Monday, July 07, 2014

1 er Avril, toujours (Ce cortège dont l'un des noms — c'est sûr, est le Théâtre)


Je rencontre beaucoup de gens à Avignon qui me parlen de 1er Avril, par ex, Nicolas Struve me dit qu'il avait l'impression (dans la première partie) de voir la « naissance du théâtre à l'œuvre », avec ces 2 chanteurs, ce couple, et « il reste le fils, déjà chargé de toutes les choses épuisantes »... Il m'envoie ensuite ce qu'il avait écrit sur son mur à l'époque et qui m'avait échappé, je crois... J'ai rencontré aussi un Olivier avec sa Chupa Chups qui me dit carrément que c'est ma présence qui lui avait fait prendre un abonnement aux Bouffes du Nord ; il travaille à la fondation Yves Saint Laurent, mais je lui dis que la fondation ne m'a pas donné de réponse à ma demande d'aide...

Nicolas Struve
1er Avril de Y. N. Genod
A travers noir et fumée, nous voyons (enfin, j'ai vu !) passer quelques millénaires (ce à quoi le théâtre des Bouffes du Nord est propice comme peu et ce à quoi Yves-Noël Genod est sensible et dont il est, comme peu, capable) Nous assistons, à travers l'étreinte de deux corps chantant, émerveillés, à la naissance du théâtre, enfin produit par ce qui nous importe : les profondeurs des désirs et des besoins humains (qui n'incluent pas seulement les droites et le courbes des corps qui ne sont pas les nôtres mais aussi la justice).

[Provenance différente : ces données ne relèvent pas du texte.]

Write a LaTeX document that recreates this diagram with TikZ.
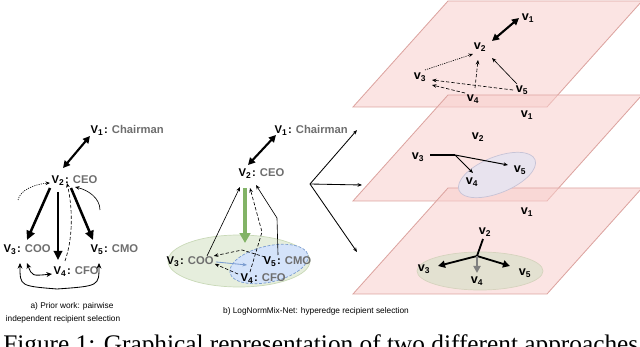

Un enfant en vient qui nous ressemble, jeune éternellement et coupable. Car le théâtre est fait de cette jeunesse-là — qui ne passe pas. Et l'on s'attend alors au défilé de tout ce que le théâtre compte de fantômes, c'est-à-dire, de tout ce que la dramaturgie (et le règne des seuls professionnels) en a exclu, l'on s'attend à la longue cohorte de nos passions et désirs trahis mais vifs encore, au triomphe du plus haut désespoir, celui qui, en dépit de l'existence injustifiable, est (éternellement aussi ?) allègre !
J'ai vu passer des pieds de faunes, un tombé de paupières où toute la vie d'une femme s'était réfugiée. Et, après qu'un homme ait crié (paradoxe) : « Il n'y a pas de spectacle », j'ai vu passer notre attente, notre communauté à la dérive, quelques monstres et les effrois et la joie de la connaissance et de la perte de connaissance. J'ai, un instant, vu, lorsque des cloches se sont mises à sonner, cette Piazza di Spagna où le poète John Keats est mort solitaire de tuberculose et j'ai pensé, à son épitaphe, « Ici repose celui dont le nom était écrit sur l'eau » ; j'ai vu un trompettiste las, un homme masqué, une femme (dont le nom n'est pas dit, mais qui est jouée par Dominique Uber) tenir un revolver et beaucoup d'êtres encore — de hauts faits d'arme et d'éclatantes trahisons.
Reste, bémol, que le long cortège de nos fantômes ressemble parfois, ici, à sa figure un peu affadie, la mythologie lasse (mais sympathique) de notre oisiveté (Vita NovaDolce Vita ?) Mais, peut-être, nous est-il désormais impossible de faire défiler le véritable cortège de nos fantômes : tout ce qui et de tous ceux qui sont sacrifiés par notre besoin de rationalité et l'avarice du monde. Ce cortège dont l'un des noms — c'est sûr, est le Théâtre.



Nicolas Hibon
Pour moi ce spectacle est un rêve. Les passages dansés sont d'une extrême beauté et débordent d'émotion. Les acteurs sont beaux. Les actrices sont rayonnantes. Le lieu est sublimement mis en valeur. Vous sortez du cadre avec une intelligence remarquable.